In the first part of this project, a total of 22 pumps (11 pump sets), will be refurbished. Each pump set consists of a booster and a main pump operating in series. Although the longest serving of these assets is 45 years old, the average age of the pumps in this program is around 20 years.
The majority of the pumps will be repaired, with the wearing parts such as seals and bearings being replaced. However, the oldest of the machines uses an antiquated lubrication system that will be upgraded as part of the repair process. All the old coatings inside the pumps will be removed and replaced with more modern equivalents. For example, the old ceramic coatings used on the internal sleeves are being replaced with a tungsten coating.
The first pump has already been removed and its overhaul is underway. To avoid any disruption to the water delivery, each pump set will be refurbished, reinstalled and run for a month before the next one is removed. Throughout the process, the utility’s management team will be kept informed on progress, with Sulzer coordinating logistics and field services personnel to ensure the project is delivered smoothly.
Large parts of the water infrastructure in Africa are of a similar age, which means that significant volumes of equipment are reaching the end of their serviceable lives around the same time.

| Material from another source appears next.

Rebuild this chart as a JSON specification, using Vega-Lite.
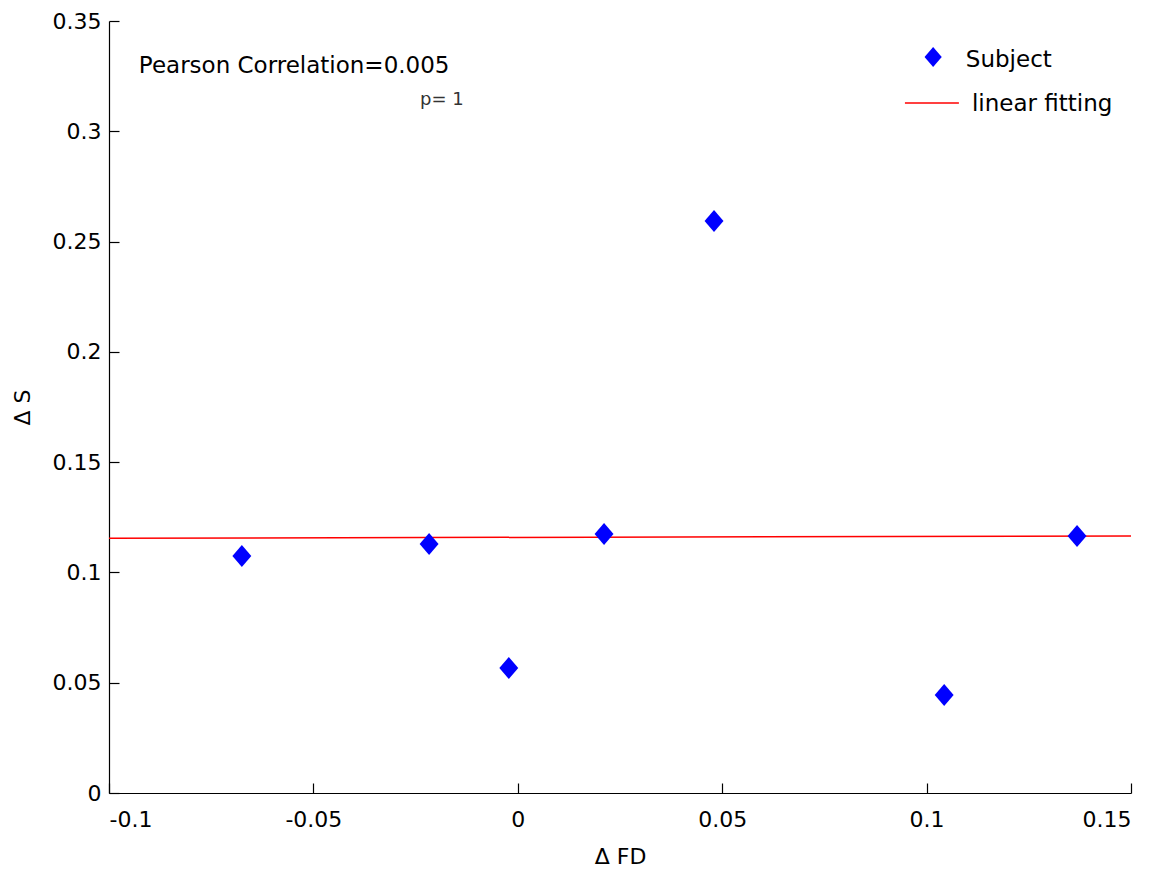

This situation has the potential to develop into a serious issue unless a widescale program of planned maintenance can be completed.
In these situations, a proactive approach is the best course of action. Unplanned downtime can have a huge impact, especially if more than one asset is out of commission while repairs are being planned. Large pumps require specialist facilities and knowledge to achieve an efficient turnaround.
According to Sulzer, pump operators in Africa can benefit from its design and repair capabilities and access them via the facilities located within the region.